Gale Ann Cane, Miss Universe yang sangat pandai menari, ditemukan oleh kakaknya dalam keadaan mengenaskan, kedua kaki jenjangnya yang dipakai untuk menari dipotong dengan sadis. Ia berhasil dibawa ke rumah sakit dengan penjagaan yang ketat dan  dalam keadaan antara sadar dan tidak, ia membisikkan kata dua puluh poin dan permainan sebagai kata terakhir. Ya, ini adalah permainan kematian, dimana setiap korban diberi nilai poin yang berdasarkan warna rambut. 20 poin untuk warna rambut merah, 15 poin untuk warna rambut pirang dan 10 poin untuk warna rambut coklat. Selain itu di setiap TKP pasti akan ada mawar dengan warna yang berbeda karena mawar kuning untuk korban berwarna rambut merah, mawar merah muda untuk korban warna rambut pirang dan mawar merah bagi korban dengan warna rambut cokelat. 

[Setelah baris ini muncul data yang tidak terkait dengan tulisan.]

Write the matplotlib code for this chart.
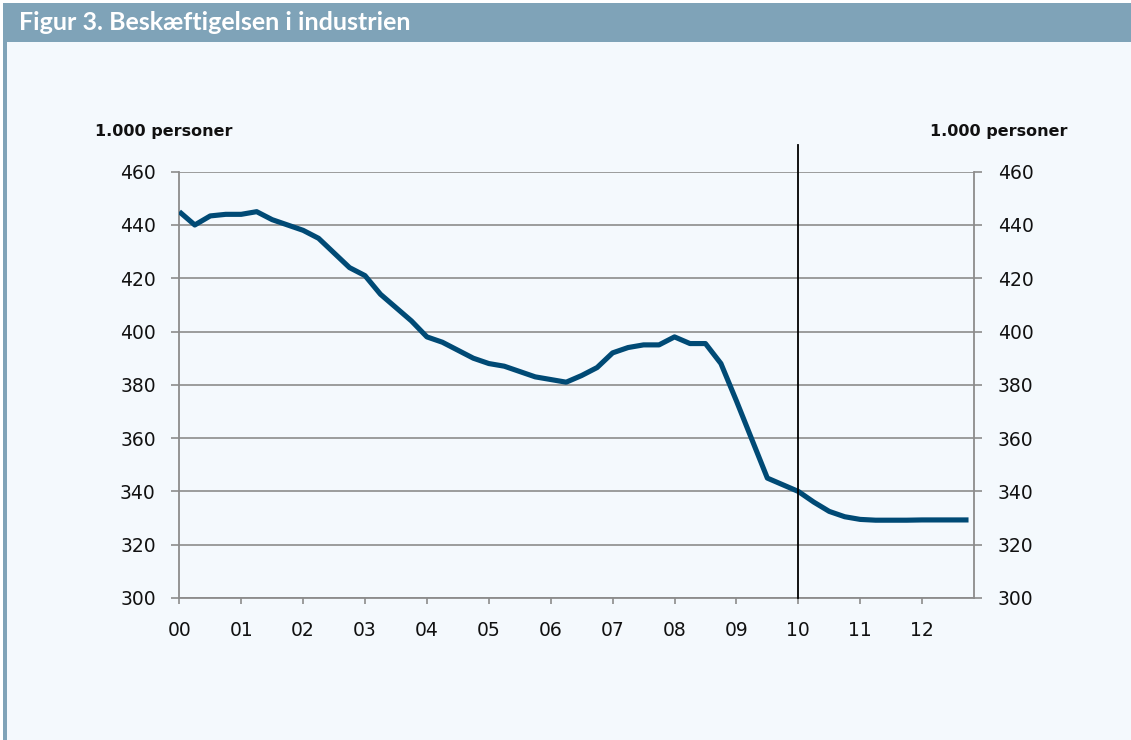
import matplotlib
matplotlib.use("Agg")
import matplotlib.pyplot as plt
from matplotlib.patches import Rectangle
from matplotlib.lines import Line2D
import numpy as np

# ---- data (quarterly, 2000Q1 - 2012Q4), 1.000 persons ----
values = [445, 440, 443.4, 444, 444, 445, 442, 440, 438, 435,
          429.5, 424, 421, 414, 409, 404, 398, 396, 393, 390,
          388, 387, 385, 383, 382, 381, 383.5, 386.5, 392, 394,
          395, 395, 398, 395.5, 395.5, 388, 374, 359.5, 345, 342.5,
          340, 336, 332.5, 330.5, 329.5, 329.2, 329.2, 329.2, 329.3, 329.3,
          329.3, 329.3]
years_from_2000 = np.arange(len(values)) / 4.0
xtick_labels = ["00", "01", "02", "03", "04", "05", "06", "07", "08", "09", "10", "11", "12"]
yticks = [300, 320, 340, 360, 380, 400, 420, 440, 460]
divider_year = 10
title = "Figur 3. Beskæftigelsen i industrien"
unit_label = "1.000 personer"

W, H = 1131, 740
bg = "#f4f9fd"
band = "#7fa3b8"
grid_c = "#8c8c8c"
line_c = "#004a75"

fig = plt.figure(figsize=(W / 100, H / 100), dpi=100)
fig.patch.set_facecolor("white")

# background panel, title band, left border
fig.add_artist(Rectangle((3 / W, 0), 1 - 3 / W, (H - 41.5) / H, transform=fig.transFigure,
                         facecolor=bg, edgecolor="none", zorder=0))
fig.add_artist(Rectangle((3 / W, (H - 41.5) / H), 1 - 3 / W, 38.5 / H, transform=fig.transFigure,
                         facecolor=band, edgecolor="none", zorder=1))
fig.add_artist(Rectangle((3 / W, 0), 4 / W, (H - 41.5) / H, transform=fig.transFigure,
                         facecolor=band, edgecolor="none", zorder=1))
fig.text(19 / W, 1 - 22.5 / H, title, color="white", fontsize=18, fontweight="bold",
         family=["Lato", "DejaVu Sans"], va="center", ha="left")

left, right, top, bottom = 179.3, 974, 171.7, 598
ax = fig.add_axes([left / W, 1 - bottom / H, (right - left) / W, (bottom - top) / H])
ax.set_facecolor("none")

ax.plot(years_from_2000, values, color=line_c, lw=3.7, solid_joinstyle="round",
        solid_capstyle="butt", zorder=3)

ax.set_xlim(0, (right - left) / 61.9)
ax.set_ylim(300, 460)
ax.set_yticks(yticks)
ax.set_yticklabels([str(v) for v in yticks])
ax.set_xticks(range(len(xtick_labels)))
ax.set_xticklabels(xtick_labels)

for y in yticks:
    ax.axhline(y, color=grid_c, lw=1.2, zorder=1)

for s in ["left", "right", "bottom"]:
    ax.spines[s].set_color(grid_c)
    ax.spines[s].set_linewidth(1.3)
ax.spines["top"].set_visible(False)

ax.tick_params(axis="y", which="both", left=True, right=True, labelleft=True, labelright=True,
               direction="out", length=5.5, width=1.2, color=grid_c, pad=11.5,
               labelsize=13.5, labelcolor="#111111")
ax.tick_params(axis="x", direction="out", length=4.5, width=1.2, color=grid_c, pad=12,
               labelsize=13.5, labelcolor="#111111")

# divider line at 2010 extending above the plot
ax.add_line(Line2D([divider_year, divider_year], [300, 470.2], color="black", lw=1.3,
                   clip_on=False, zorder=4))

fig.text(95 / W, 1 - 131.7 / H, unit_label, fontsize=11.5, fontweight="bold",
         color="#111111", ha="left", va="center")
fig.text(1067 / W, 1 - 131.7 / H, unit_label, fontsize=11.5, fontweight="bold",
         color="#111111", ha="right", va="center")

fig.savefig("out.png", dpi=100, facecolor=fig.get_facecolor())
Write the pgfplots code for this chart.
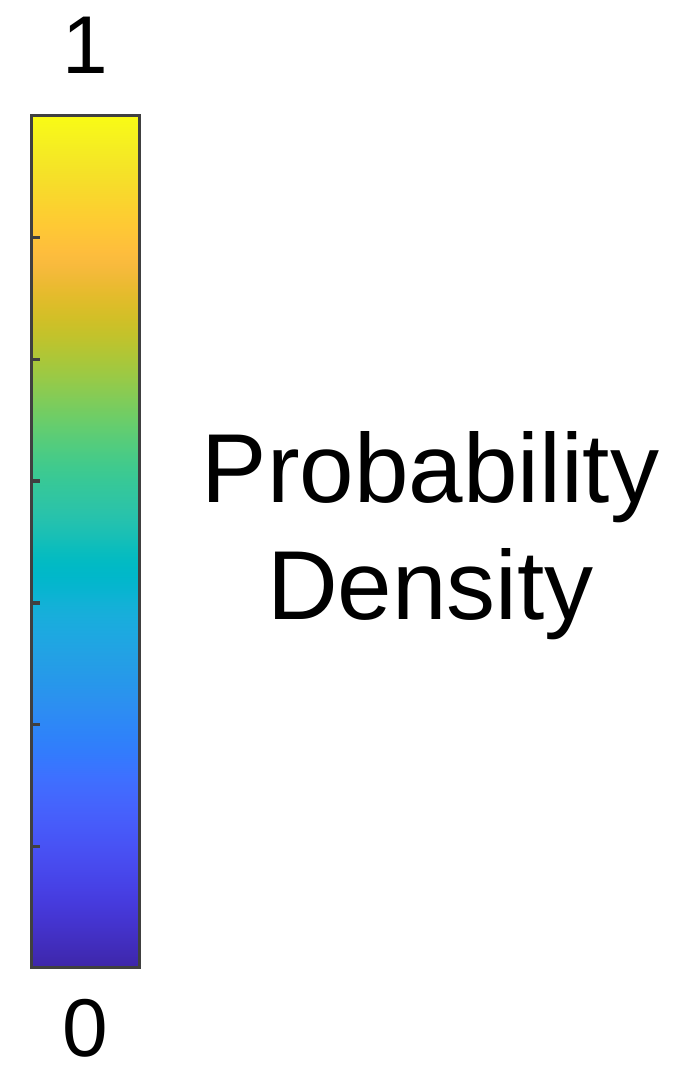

Siapa yang menyangka permainan kematian yang hanya berawalan dari keisengan justru membuat pemainnya merasakan sensasi yang tak pernah ia duga. Baginya memainkan peranan hidup dan mati memberikan pengalaman  luar biasa yang tak pernah dialami sebelumnya. Dan lebih membuatnya merasa kecanduan dibanding dengan semua jenis narkoba yang pernah ia konsumsi. Setiap kali ia mendengar jeritan ketakutan, kesedihan dari korbannya, setiap kali itu pula ia merasakan sensasi kegembiraan dan semakin bersemangat, bergairah untuk membunuh. Semakin lama permainan ini mendekati garis akhir dan tentu saja target poin yang dikumpulkan semakin tercapai, ia harus cepat-cepat mengakhirinya dan tak ingin lawannya memenangkan permainan ini.Ya ternyata permainan ini dilakukan oleh 2 orang saudara sepupu sementara Grif dan Nic kemungkinan tidak menyadari akan hal ini. Semakin mendekati batas akhir, salah seorang pemain mengubah peraturan, yakni siapa yang kalah maka ia akan mati ditangan sang pemenang, tentu saja hal ini membuat mereka semakin tertantang dan pembunuhan pun semakin sering dilakukan.